The problem → Leave out the pictures, then reproduce the rest of the material exactly.

Provided material →
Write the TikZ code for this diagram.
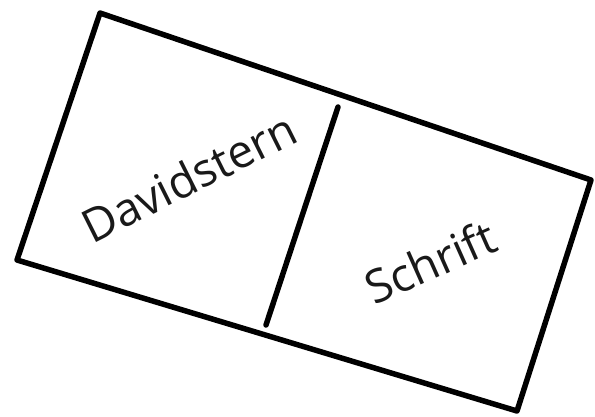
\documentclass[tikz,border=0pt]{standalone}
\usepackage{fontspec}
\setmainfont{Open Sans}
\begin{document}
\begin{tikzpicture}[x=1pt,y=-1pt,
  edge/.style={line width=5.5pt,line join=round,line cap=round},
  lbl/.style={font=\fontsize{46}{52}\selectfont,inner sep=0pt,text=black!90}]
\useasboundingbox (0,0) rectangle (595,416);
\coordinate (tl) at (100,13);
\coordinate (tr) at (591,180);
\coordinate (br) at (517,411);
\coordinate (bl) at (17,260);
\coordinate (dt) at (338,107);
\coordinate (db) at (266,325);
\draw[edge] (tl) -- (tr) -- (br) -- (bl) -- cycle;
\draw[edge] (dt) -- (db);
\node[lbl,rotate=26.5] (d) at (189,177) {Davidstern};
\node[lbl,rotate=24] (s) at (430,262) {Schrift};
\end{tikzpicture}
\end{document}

The solution →
Write the TikZ code for this diagram.
\documentclass[tikz,border=0pt]{standalone}
\usepackage{fontspec}
\setmainfont{Open Sans}
\begin{document}
\begin{tikzpicture}[x=1pt,y=-1pt,
  edge/.style={line width=5.5pt,line join=round,line cap=round},
  lbl/.style={font=\fontsize{46}{52}\selectfont,inner sep=0pt,text=black!90}]
\useasboundingbox (0,0) rectangle (595,416);
\coordinate (tl) at (100,13);
\coordinate (tr) at (591,180);
\coordinate (br) at (517,411);
\coordinate (bl) at (17,260);
\coordinate (dt) at (338,107);
\coordinate (db) at (266,325);
\draw[edge] (tl) -- (tr) -- (br) -- (bl) -- cycle;
\draw[edge] (dt) -- (db);
\node[lbl,rotate=26.5] (d) at (189,177) {Davidstern};
\node[lbl,rotate=24] (s) at (430,262) {Schrift};
\end{tikzpicture}
\end{document}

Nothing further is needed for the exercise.